Until now no government agency has ever lifted a finger to find them much less identify the persons responsible for their disappearance and, most probably, death in the hands of their captors. Fr. Romano’s Redemptorist confreres eventually declared him dead in 2000. The rest of the desaparecidos are all presumed killed by their abductors or else why the deathly silence.
Between April 2021 and January 2022, 34 online cockfighting aficionados, known as e-sabungeros, disappeared. Authorities suspect they were killed and their bodies dumped somewhere in Taal Lake. As of now, the Philippine Coast Guard and the Philippine National Police have dug up in Taal some burnt human bones believed to belong to the missing e-sabungeros.
Both disappearances are violations of the right to life of all human beings.

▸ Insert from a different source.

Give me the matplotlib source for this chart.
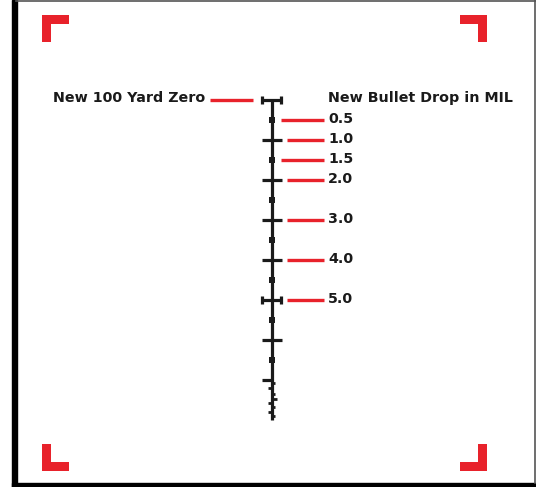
import matplotlib.pyplot as plt
from matplotlib.patches import Rectangle

# reticle values in MIL
long_ticks = [1, 2, 3, 4, 6]
capped_ticks = [0, 5]
dot_ticks = [0.5, 1.5, 2.5, 3.5, 4.5, 5.5, 6.5]
fine_ticks = [7.075, 7.2, 7.35, 7.475, 7.575, 7.675, 7.8, 7.9]
fine_side = [1, -1, 1, 1, -1, 1, -1, 1]
fine_len = [3.5, 3.5, 3.5, 5.5, 3.5, 3.5, 3.5, 3.5]
half_tick = 7
stem_end = 8

drop_mil = [0.5, 1.0, 1.5, 2.0, 3.0, 4.0, 5.0]
drop_labels = ["0.5", "1.0", "1.5", "2.0", "3.0", "4.0", "5.0"]

red = "#E8222B"
ink = "#1a1a1a"

W, H = 536, 487
fig = plt.figure(figsize=(W / 100, H / 100), dpi=100)

# frame + corner brackets, pixel coordinates
bg = fig.add_axes([0, 0, 1, 1])
bg.set_xlim(0, W)
bg.set_ylim(H, 0)
bg.axis("off")
bg.add_patch(Rectangle((12, 0), 4.5, H, color="black"))
bg.add_patch(Rectangle((12, 482.5), W - 12, 4.5, color="black"))
bg.plot([16, W], [0.7, 0.7], color="#555555", lw=1.2)
bg.plot([534.5, 534.5], [0, 483], color="#555555", lw=1.2)
for x0, y0, sx, sy in [(42, 15, 1, 1), (487, 15, -1, 1), (42, 471, 1, -1), (487, 471, -1, -1)]:
    bg.add_patch(Rectangle((min(x0, x0 + 27 * sx), min(y0, y0 + 9 * sy)), 27, 9, color=red, lw=0))
    bg.add_patch(Rectangle((min(x0, x0 + 9 * sx), min(y0, y0 + 27 * sy)), 9, 27, color=red, lw=0))

# reticle axes: x in px, y in MIL (40 px per MIL, zero at py=100)
ax = fig.add_axes([0, 0, 1, 1])
ax.set_xlim(0, W)
ax.set_ylim((H - 100) / 40, -100 / 40)
ax.axis("off")
cx = 271.5
ax.plot([cx, cx], [0, stem_end], color=ink, lw=2.3, solid_capstyle="butt")
for m in long_ticks + capped_ticks:
    ax.plot([cx - 10, cx + 10], [m, m], color=ink, lw=2.3, solid_capstyle="butt")
for m in capped_ticks:
    for ex in (cx - 9.3, cx + 9.3):
        ax.plot([ex, ex], [m - 0.1, m + 0.1], color=ink, lw=2.3, solid_capstyle="butt")
ax.plot([cx] * len(dot_ticks), dot_ticks, "s", color=ink, ms=3.8, mew=0)
ax.plot([cx - 10, cx], [half_tick, half_tick], color=ink, lw=2.3, solid_capstyle="butt")
for m, s, ln in zip(fine_ticks, fine_side, fine_len):
    ax.plot([cx, cx + s * ln], [m, m], color=ink, lw=2.0, solid_capstyle="butt")

# drop indicators
font = dict(fontsize=10.3, fontfamily="DejaVu Sans", fontweight="bold", color=ink)
for m, lab in zip(drop_mil, drop_labels):
    x0 = 281 if m % 1 else 287
    ax.plot([x0, 324], [m, m], color=red, lw=2.4, solid_capstyle="butt")
    ax.text(328, m - 0.02, lab, ha="left", va="center", **font)
ax.plot([210, 253], [0, 0], color=red, lw=2.4, solid_capstyle="butt")
ax.text(205, -0.04, "New 100 Yard Zero", ha="right", va="center", **font)
ax.text(328, -0.04, "New Bullet Drop in MIL", ha="left", va="center", **font)

fig.savefig("out.png", dpi=100, facecolor="white")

Both are crimes against humanity. But why is the disappearance of 34 e-sabungeros being officially investigated by the Department of Justice whereas no government agency has lifted a finger to seek the truth about the desaparecidos? Why investigate the disappearance of 34 e-sabungeros but never then and now that of some 700 desaparecidos?
From the glaring disparity, one is led to conclude this country runs on the principles of political expediency. It is supposed to be the only Christian country in this part of the world; yet it lives by political expediency and not by the Christian values of truth and justice. Powerful people in our midst find it politically expedient not to seek the truth about the desaparecidos. The same political expediency must be behind their attempts to seek it of the missing e-sabungeros.
This is injustice of the highest order, an injustice that, nevertheless, the Catholic Bishops Conference of the Philippines seems to have shrugged it off as a forgettable fact of life in this country. They, who should have the courage to live by Christian moral principles, also seem to find it politically expedient to relegate the desaparecidos to a forgotten world.
That makes Filipino Christianity a pretense, a big lie. We are all living the lies of political expediency. We are complicit when we accept our civil leaders’ politically expedient denials of truth and justice.
I am not beating a dead horse. At no time is the search for truth and justice irrelevant in the life of any society. To paraphrase Pope Leo XIV, we do not find God only in Churches but also in the “cries of the forgotten.”
P.S. I can’t forget as I myself was abducted in 1973 and stared at certain death in the horrifying secrecy of a military safe house. Only later did I find out I owed my second lease on life to the late Archbishop Mabutas of Davao who did not rest until the military produced me to him.